I won the bet: Monday broke right away, and began “cooperating” with the inquiry. All five are now in prison.
But the only reason this happened is because Siler's wife had secreted a tape recorder where it could gather evidence, and had the presence of mind to turn it on before leaving her husband in the hands of his torturers.
How often does this sort of thing take place undetected?
Detective Franklin's little gang, remember, was funded by the Federal Government through a Byrne Grant, and the purpose of squads of this sort is to rack up statistics that can be used to get bigger grants. That's why Franklin and his cohorts were so adamant about extorting money from Siler.

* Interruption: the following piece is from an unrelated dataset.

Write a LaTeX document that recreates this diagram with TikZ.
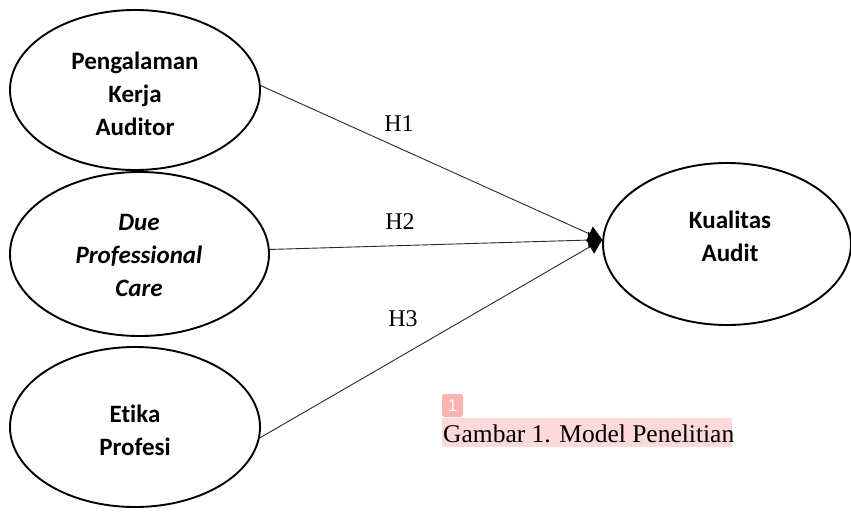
\documentclass[tikz,border=0pt]{standalone}
\usepackage{fontspec}
\setmainfont{Liberation Serif}
\newfontfamily\calfont[Ligatures={NoCommon}]{Carlito}
\newfontfamily\badgefont{Liberation Sans}
\usetikzlibrary{shapes.geometric,arrows.meta}
\definecolor{hlpink}{HTML}{FCDADA}
\definecolor{badgepink}{HTML}{F9B3B3}
\definecolor{linegray}{HTML}{2A2A2A}
\tikzset{
  var/.style={ellipse, draw=black, line width=1.9pt, inner sep=0pt},
  vartext/.style={font=\calfont\bfseries\fontsize{25}{33}\selectfont, align=center, inner sep=0pt},
  hyp/.style={font=\fontsize{24}{28}\selectfont, inner sep=0pt},
  path/.style={draw=linegray, line width=0.9pt, -{Triangle[length=14pt,width=16pt,color=black]}},
}
\begin{document}
\begin{tikzpicture}[x=1pt,y=-1pt]
\useasboundingbox (0,0) rectangle (851,512);
\fill[white] (0,0) rectangle (851,512);
% ellipses
\node[var, minimum width=250pt, minimum height=160pt] (e1) at (135,90) {};
\node[var, minimum width=259pt, minimum height=164pt] (e2) at (139.5,254) {};
\node[var, minimum width=250pt, minimum height=160pt] (e3) at (135,427) {};
\node[var, minimum width=248pt, minimum height=162pt] (e4) at (727,244) {};
% texts
\node[vartext] (t1) at (135,94) {Pengalaman\\Kerja\\Auditor};
\node[vartext] (t2) at (139,255) {\itshape Due\\\itshape Professional\\\itshape Care};
\node[vartext] (t3) at (135,430) {Etika\\Profesi};
\node[vartext] (t4) at (730,236) {Kualitas\\Audit};
% connectors
\draw[path] (e1.2.3) -- (e4.178);
\draw[path] (e2.2.7) -- (e4.178);
\draw[path] (e3.-5) -- (e4.178);
% hypothesis labels
\node[hyp] (h1) at (399,124) {H1};
\node[hyp] (h2) at (400,222) {H2};
\node[hyp] (h3) at (403,319) {H3};
% caption
\fill[hlpink] (442,418) rectangle (732,447);
\node[anchor=base west, inner sep=0pt, font=\fontsize{25.5}{30}\selectfont] (cap) at (443,442) {Gambar 1. Model Penelitian};
\fill[badgepink, rounded corners=2.5pt] (442,394) rectangle (463,417);
\node[text=white, inner sep=0pt, font=\badgefont\fontsize{17}{20}\selectfont] (badge) at (452.5,405.5) {1};
\end{tikzpicture}
\end{document}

Siler himself was a small-time crook of little consequence, but I will say this: By his refusal to relent under persistent torture and death threats — as well as threats against his family — he proved himself to be more of a man than any government employee I've ever met.
|Just another day in the Land of the Free: A SWAT operator takes time out of a narcotics raid to escort a kindergarten-age child to the bathroom of his own home.|
Revelations about Siler's torture at the hands of federally funded drug cops lit up the blogosphere a couple of years ago. It's worth reviewing that atrocity today in light of the fact that a couple of weeks ago the Feds and their local franchisees conducted “Operation Byrne Drugs II,” a 36-state shakedown in which all of the familiar spots were raided, the usual suspects were rounded up, small but superficially impressive amounts of drugs and drug profits were drawn out of the vast and eternally self-replenishing ocean that is the underground drug economy, and self-congratulatory press releases were issued by everyone involved in the exercise.
Does anybody doubt that somewhere, someone involved in “Operation Byrne Drugs II” — acting in the serene confidence that his acts enjoyed the blessing of the State, and would never be made public — beat, tortured, and otherwise terrorized some inconsequential figure, just because he could?